Next crisis for banks could come via online innovators

Opinion: legacy of financial crisis may be vulnerability to technological disruption

An Apple watch at an Apple event in California. Technology has essentially shifted the profitability of the telephone and newspaper industries to Apple and Google

An Apple watch at an Apple event in California. Technology has essentially shifted the profitability of the telephone and newspaper industries to Apple and Google

 

Several books about business have been written over the years with the title Blown to Bits. They have explored a common theme: how the internet threatens many established businesses. One of the best examples was written all of 15 years ago by a couple of very smart guys from the Boston Consulting Group. Today, their thesis is commonplace: “The most stable of industries, the most focused of business models and the strongest of brands can be blown to bits by new information technology”.

Many of these futurologists’ predictions came to pass. The list of businesses disrupted or obliterated is a long one.

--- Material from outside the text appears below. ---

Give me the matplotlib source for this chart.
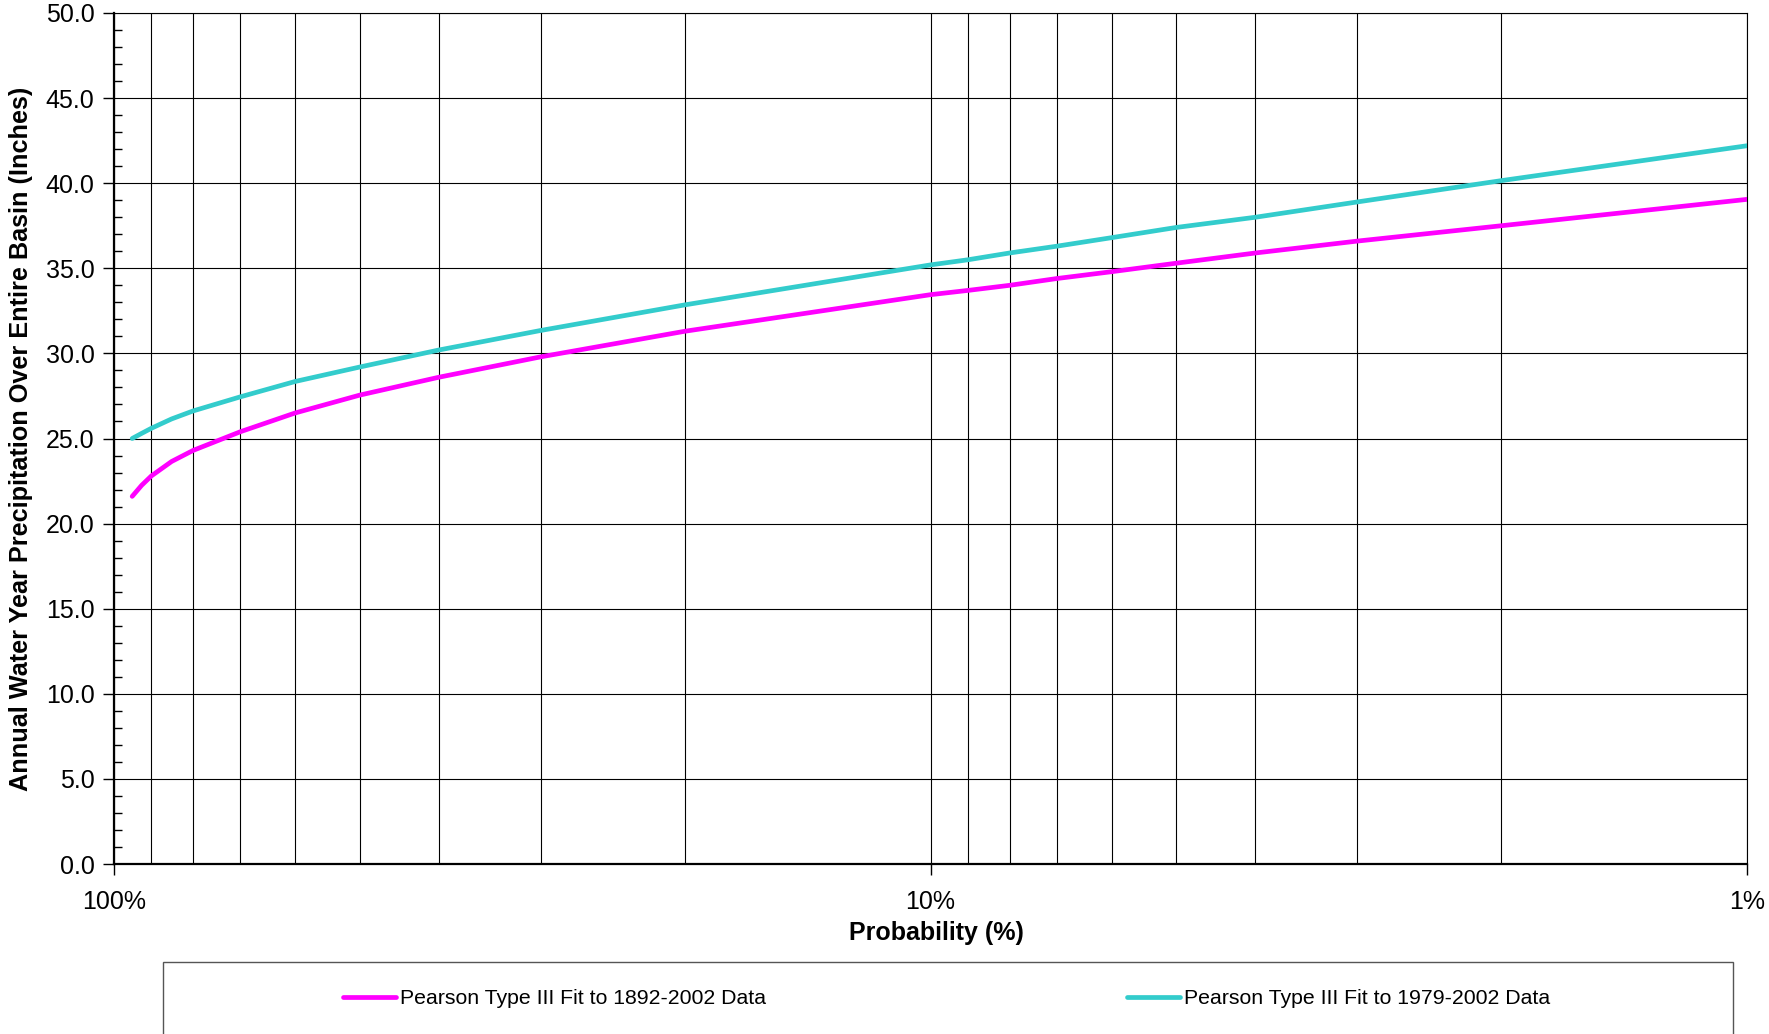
import numpy as np
import matplotlib.pyplot as plt
from matplotlib.ticker import MultipleLocator, FixedLocator, LogLocator, NullFormatter, FormatStrFormatter
from matplotlib.lines import Line2D
from matplotlib.patches import Rectangle

plt.rcParams['font.family'] = ['Liberation Sans', 'DejaVu Sans']

# exceedance probability (%) and fitted annual precipitation (inches)
prob = [95, 92.5, 90, 85, 80, 70, 60, 50, 40, 30, 20, 10, 9, 8, 7, 6, 5, 4, 3, 2, 1]
fit_1892_2002 = [21.6, 22.25, 22.8, 23.65, 24.3, 25.4, 26.5, 27.55, 28.6, 29.8, 31.3,
                 33.45, 33.7, 34.0, 34.4, 34.8, 35.3, 35.9, 36.6, 37.5, 39.05]
fit_1979_2002 = [25.0, 25.3, 25.6, 26.15, 26.62, 27.45, 28.35, 29.2, 30.2, 31.35, 32.85,
                 35.2, 35.5, 35.9, 36.3, 36.8, 37.4, 38.0, 38.9, 40.15, 42.2]

labels = ['Pearson Type III Fit to 1892-2002 Data', 'Pearson Type III Fit to 1979-2002 Data']
colors = ['#FF00FF', '#33CCCC']
x_major = [100, 10, 1]
x_major_labels = ['100%', '10%', '1%']

fig = plt.figure(figsize=(17.69, 10.34), dpi=100)
ax = fig.add_axes([114 / 1769, 1 - 864 / 1034, (1747 - 114) / 1769, (864 - 13) / 1034])

ax.plot(prob, fit_1892_2002, color=colors[0], lw=3.4, solid_capstyle='round', zorder=3)
ax.plot(prob, fit_1979_2002, color=colors[1], lw=3.4, solid_capstyle='round', zorder=3)

# reversed log probability axis
ax.set_xscale('log')
ax.set_xlim(100, 1)
ax.xaxis.set_major_locator(FixedLocator(x_major))
ax.set_xticklabels(x_major_labels)
ax.xaxis.set_minor_locator(LogLocator(base=10, subs=range(2, 10)))
ax.xaxis.set_minor_formatter(NullFormatter())
ax.tick_params(axis='x', which='major', direction='out', length=8, width=1, pad=11, labelsize=18)
ax.tick_params(axis='x', which='minor', length=0)

ax.set_ylim(0, 50)
ax.yaxis.set_major_locator(MultipleLocator(5))
ax.yaxis.set_minor_locator(MultipleLocator(1))
ax.yaxis.set_major_formatter(FormatStrFormatter('%.1f'))
ax.tick_params(axis='y', which='major', direction='out', length=8, width=1, pad=6, labelsize=18)
ax.tick_params(axis='y', which='minor', direction='in', length=6, width=1)

ax.grid(True, axis='x', which='both', color='black', lw=0.8)
ax.grid(True, axis='y', which='major', color='black', lw=0.8)
ax.set_axisbelow(True)
for side in ['left', 'bottom']:
    ax.spines[side].set_linewidth(1.6)
for side in ['top', 'right']:
    ax.spines[side].set_linewidth(0.8)

ax.set_xlabel('Probability (%)', fontsize=18, fontweight='bold', labelpad=5)
ax.xaxis.label.set_x(0.5035)
ax.set_ylabel('Annual Water Year Precipitation Over Entire Basin (Inches)',
              fontsize=18.2, fontweight='bold', labelpad=9)

# legend box, cut off by the bottom of the figure
fig.add_artist(Rectangle((163 / 1769, -0.05), (1733 - 163) / 1769, 0.05 + 1 - 962 / 1034,
                         transform=fig.transFigure, fill=False, edgecolor='#555555', lw=1))
for lab, col, x0 in zip(labels, colors, [343, 1127]):
    h = Line2D([], [], color=col, lw=3.4, solid_capstyle='round')
    fig.legend([h], [lab], loc='center left', bbox_to_anchor=(x0 / 1769, 1 - 999 / 1034),
               frameon=False, fontsize=15.3, borderpad=0, borderaxespad=0,
               handlelength=2.5, handletextpad=0.2)

fig.savefig('out.png', dpi=100)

The music business was one of the first affected: today, turning previous business practices on their head, money is made mostly from touring and live performances rather than sales of records, digital or otherwise.

In publishing, nobody seems to make money from book sales apart from blockbuster authors. Even Amazon, the cause of a lot of disruption, does not make much of a profit. The newspaper business has yet to figure out – but not for the want of trying – how to rebuild a sustainable business model. Travel agents have become an endangered species, apart from those specialising in niche areas. Betting shops still exist – much transformed – but a lot of that business now takes place on the web.

Telephony was another early casualty of the internet. Anyone who spends a lot of money making phone calls simply hasn’t been paying attention. But forecasts of the total destruction of existing telephone firms have proved, so far at least, to be wide of the mark. The firms don’t make much money from old-fashioned phone calls but new sources of revenue, particularly from data, have kept many – not all – from going under. And where businesses have been mortally threatened they have typically been merged into more successful rivals rather than going to the wall.

Profit is casualty

Perhaps the key mistake made by those earlier authors was failing to see the extent to which existing companies would be able to adapt, sometimes by the skin of their teeth, to the new technological threats. The deeper insight appears to have been that it is possible to survive in an industry that experiences rapid technological change but that the real casualty is profit.

Technology has essentially shifted the profitability of the telephone and newspaper industries to Apple and Google. Hardly anyone makes serious money from book sales.

But there is a puzzle: the authors of Blown to Bits clearly expected rapid technological change to cause huge disruption to the global banking industry. They were partly right, in that faster and better computers enabled the banks to do more with fewer people. The technology budget of any bank is often a wonder to behold. But the banks are unique: unlike virtually any other business affected by technological change they have been able to see off the competitive threat. There has been no equivalent of Skype in the banking world – in the 1990s internet banks came and, for the most part, went. The established banks saw them off.

A common characteristic of a business that can be threatened by the internet is the extent to which it acts as a middle man. The more money the broker makes the more likely it is technology exists that can do the job more quickly and more cheaply.

Many activities of banks scream out as opportunities for disrupters. The simplest, plain-vanilla bank simply acts as a middle man between borrowers and savers. And technology that can do that has been around for a while now. Why do banks still exist? Bookshops have almost disappeared from the high street but banks, by and large, have not.

Banks appear to believe that having seen off the competitive threat from technology they can do it again. That belief is likely to be tested – in some countries it already has been. Peer-to-peer-lending, crowd-funding and other innovative approaches are eroding the core advantages of banks (cheap access to deposits and, relatedly, privileged access to customers).

Banks have enjoyed regulatory protection from competition – this could be the biggest threat of all. The lasting legacy of the financial crisis could be an environment where banks simply become the latest victim of technological disruption. Having survived one type of crisis another might be about to unfold.